El atardecer refleja la progresiva falta de luz de sus corazones, su desesperanza

La noche retrata el fracaso y la inutilidad de su esfuerzo. Antes de conocer a Jesús encontraban bancos de peces; ahora no.

El amanecer es el despunte de la esperanza, la iluminación de su vacío interior. Mirándose descubren que no tienen nada, pero ven, sin embargo, un camino. Confesar las propias limitaciones es bueno y sanativo para iniciar el camino de la conversión. Ningún alcohólico, drogadicto, ludópata...se cura si primero no reconoce su mal.

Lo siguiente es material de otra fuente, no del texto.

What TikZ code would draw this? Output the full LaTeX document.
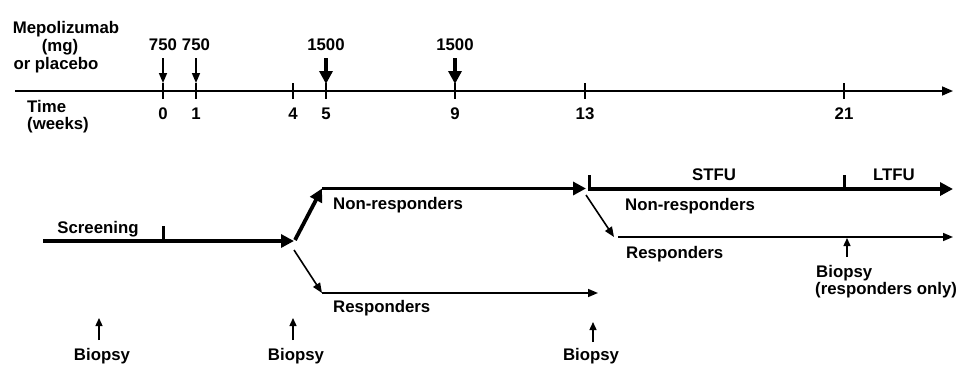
\documentclass[tikz,border=0pt]{standalone}
\usepackage{fontspec}
\setmainfont{Liberation Sans}
\usetikzlibrary{arrows.meta}
\begin{document}
\begin{tikzpicture}[x=1pt,y=-1pt,
  font=\bfseries\fontsize{16.8}{18}\selectfont,
  lbl/.style={inner sep=0pt, anchor=base},
  lbll/.style={inner sep=0pt, anchor=base west},
  axisline/.style={line width=1.6pt, -{Triangle[length=11pt,width=9pt]}},
  axtick/.style={line width=1.3pt},
  dosethin/.style={line width=1.5pt, -{Triangle[length=10pt,width=8pt]}},
  dosethick/.style={line width=3.4pt, -{Triangle[length=13pt,width=13pt]}},
  thickarr/.style={line width=3.8pt, -{Triangle[length=13pt,width=13pt]}},
  thinarr/.style={line width=1.6pt, -{Triangle[length=10pt,width=8pt]}},
  bartick/.style={line width=3pt},
  biopsyarr/.style={line width=1.4pt, -{Triangle[length=8pt,width=7pt]}}]
\useasboundingbox (0,0) rectangle (972,365);

% ---------- time axis ----------
\coordinate (axS) at (15,91);
\coordinate (axE) at (953,91);
\draw[axisline] (axS) -- (axE);
\foreach \w/\x in {0/163,1/196,4/293,5/326,9/455,13/585,21/844}{
  \coordinate (t\w) at (\x,91);
  \draw[axtick] (\x,83) -- (\x,99);
  \node[lbl] (tl\w) at (\x,119) {\w};
}
\node[lbll] (time) at (27,112) {Time};
\node[lbll] (weeks) at (27,129) {(weeks)};

% ---------- doses ----------
\node[lbl] (mepo) at (66,33) {Mepolizumab};
\node[lbl] (mg) at (60,51) {(mg)};
\node[lbl] (plac) at (56,69) {or placebo};
\node[lbl] (d0) at (163,50) {750};
\node[lbl] (d1) at (196,50) {750};
\node[lbl] (d5) at (326,50) {1500};
\node[lbl] (d9) at (455,50) {1500};
\coordinate (a0s) at (163,58); \coordinate (a0e) at (163,83);
\coordinate (a1s) at (196,58); \coordinate (a1e) at (196,83);
\coordinate (a5s) at (326,58); \coordinate (a5e) at (326,84);
\coordinate (a9s) at (455,58); \coordinate (a9e) at (455,84);
\draw[dosethin] (a0s) -- (a0e);
\draw[dosethin] (a1s) -- (a1e);
\draw[dosethick] (a5s) -- (a5e);
\draw[dosethick] (a9s) -- (a9e);

% ---------- screening ----------
\coordinate (scrS) at (43,241);
\coordinate (scrE) at (294,241);
\draw[thickarr] (scrS) -- (scrE);
\coordinate (scrT1) at (163,241); \coordinate (scrT2) at (163,226);
\draw[bartick] (scrT1) -- (scrT2);
\node[lbl] (screening) at (98,233) {Screening};

% ---------- week 4 split ----------
\coordinate (splA) at (295,240);
\coordinate (nrA) at (322,188.5);
\draw[thickarr] (splA) -- (nrA);
\coordinate (nrAE) at (586,188.5);
\draw[thickarr] (nrA) -- (nrAE);
\node[lbll] (nr1) at (333,209) {Non-responders};

\coordinate (splB) at (294,250);
\coordinate (rA) at (322,293);
\draw[thinarr] (splB) -- (rA);
\coordinate (rAE) at (598,293);
\draw[thinarr] (rA) -- (rAE);
\node[lbll] (r1) at (333,312) {Responders};

% ---------- week 13 split ----------
\coordinate (nrB) at (589,189);
\coordinate (nrBE) at (953,189);
\draw[thickarr] (nrB) -- (nrBE);
\draw[bartick] (589,190.5) -- (589,175);
\coordinate (t21a) at (844,189); \coordinate (t21b) at (844,175);
\draw[bartick] (t21a) -- (t21b);
\node[lbl] (stfu) at (714,180) {STFU};
\node[lbl] (ltfu) at (894,180) {LTFU};
\node[lbll] (nr2) at (625,210) {Non-responders};

\coordinate (splC) at (586,195);
\coordinate (rB) at (614,237);
\draw[thinarr] (splC) -- (rB);
\coordinate (rBS) at (618,237);
\coordinate (rBE) at (953,237);
\draw[thinarr] (rBS) -- (rBE);
\node[lbll] (r2) at (626,258) {Responders};

% ---------- biopsies ----------
\node[lbl] (b1) at (102,360) {Biopsy};
\node[lbl] (b2) at (296,360) {Biopsy};
\node[lbl] (b3) at (591,360) {Biopsy};
\draw[biopsyarr] (99,340) -- (99,318);
\draw[biopsyarr] (293,340) -- (293,318);
\draw[biopsyarr] (593,342) -- (593,322);
\draw[biopsyarr] (847,257) -- (847,238);
\node[lbll] (b4) at (816,277) {Biopsy};
\node[lbll] (b4b) at (815,294) {(responders only)};
\end{tikzpicture}
\end{document}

El personaje misterioso que espera siempre en la playa, en el campo, en el mar, en la encrucijada de caminos... es el Señor. Es como un faro, un semáforo que nos recuerda que está ahí para encaminarnos.

Las miradas de dos de los Apóstoles son como las dos caras de la misma moneda. Pedro mira desde fuera, con los ojos corporales: por eso no distingue la faz de Jesús. Juan, en cambio, mira por dentro, desde los ojos del corazón. Tampoco distingue la figura, pero sabe que es el Señor.

El mar es el lugar del trabajo, de las peripecias humanas, de la gente, donde Pedro, primer Papa, toma la iniciativa de dirigir a los demás compañeros.

La pesca es una imagen de la actividad misionera de la Iglesia.

La noche también puede señalar la ausencia del Señor, sin el cual es imposible pescar algo. El sólo esfuerzo humano- algo de lo que hace hincapié el evangelio- no logra nada.

La parte final del Evangelio, el pan y los peces, hace referencia a la Eucaristía.

La Iglesia pospascual que vivimos se llena con la presencia del Señor, que COMPARTE con nosotros, con las mismas palabras y gestos de la Última Cena: “Lo partió y se lo dio”.
El interrogatorio realizado a Pedro (”Me amas más que éstos”) es un recurso sicológico de Jesús para provocar su confesión de amor, borrar las secuelas de su traición y rehabilitarle a los ojos del resto de los Apóstoles.

La Iglesia se dirige desde el amor al Señor, empezando por su cabeza visible, el Papa.
Y amar es servir.

Si se distorsiona esta realidad, bien visible en Juan Pablo II, a quien nadie puede discutir su entrega generosa y valiente por la causa de los más pobres, nos perderíamos en el laberinto de los intereses humanos, contaminados por la política, el poder o la ambición.
La Iglesia dejaría entonces de cumplir su cometido y volvería a la negra noche.
El ejemplo reciente de Benedicto XVI presentando su dimisión como Sumo Pontífice para que otro ocupe la Cátedra de Pedro en mejores condiciones para servir a Pueblo de Dios, nos da la medida de su humildad y amor al Señor, que es quien la gobierna por la acción del Espíritu Santo.

El servicio en nombre del Señor y siguiendo su palabra es fuente regeneradora de resurrección y de vida, de amanecer al despertar de la esperanza.

El amor es el don supremo, el único que puede dar sentido a nuestra existencia, porque nos sumerge en Dios y en su esencia infinita.

Es bueno que leamos, a menudo, y meditemos de vez en cuando este hermoso pasaje evangélico, muy denso en contenido espiritual.